You are most likely an ambivert, or at least fall somewhere in the middle of the introvert-extrovert continuum, if:
#1: Most simply, you often feel like you don’t fit under either the “introvert” or “extrovert” label. Or, you feel like both labels resonate at different times. #2: When asked “Are you an introvert or an extrovert?” your most frequent response is: “It depends.”
#3: You think before you speak. You don’t have any issues putting your thoughts into words, but you don’t say the first thing that comes to mind. Rather, you have a filter. You wait to hear what others say first, and then you’ll speak up.
#4: You tend not to match the other personality types around you but balance them out. If someone is very extroverted and talkative, you’ll be quieter and listen instead. If they’re quieter and more introverted, you’ll become more talkative.
#5: You like to observe those around you before diving into a social event. Although you’re excited to go to things, you often hang back at first.
#6: Your social comfort zone has strict limits. You’re comfortable socializing most of the time, but asserting yourself can sometimes be difficult or awkward. (As an extreme extrovert, my dad gives me the most flack for this one. Unfortunately, though, I can’t always help it!)
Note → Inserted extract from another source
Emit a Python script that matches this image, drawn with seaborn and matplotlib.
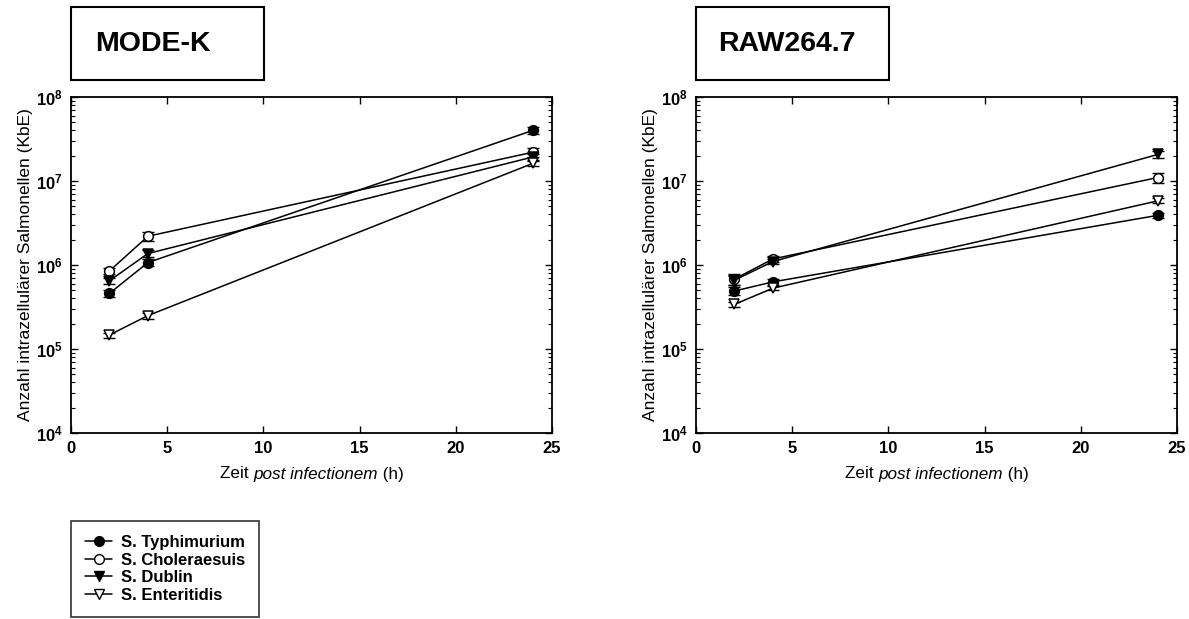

#7: You prefer having backup in social situations. You really like meeting new people, but you would rather have friends around you when you do so! At least, it’s unlikely that you’d run up to a stranger on your own and introduce yourself.
#8: You can be incredibly shy in some situations. You act differently to peers and casual acquaintances than you do with your close friends. In other words, if you don’t know someone very well, you are not always the truest version of yourself but much more reserved.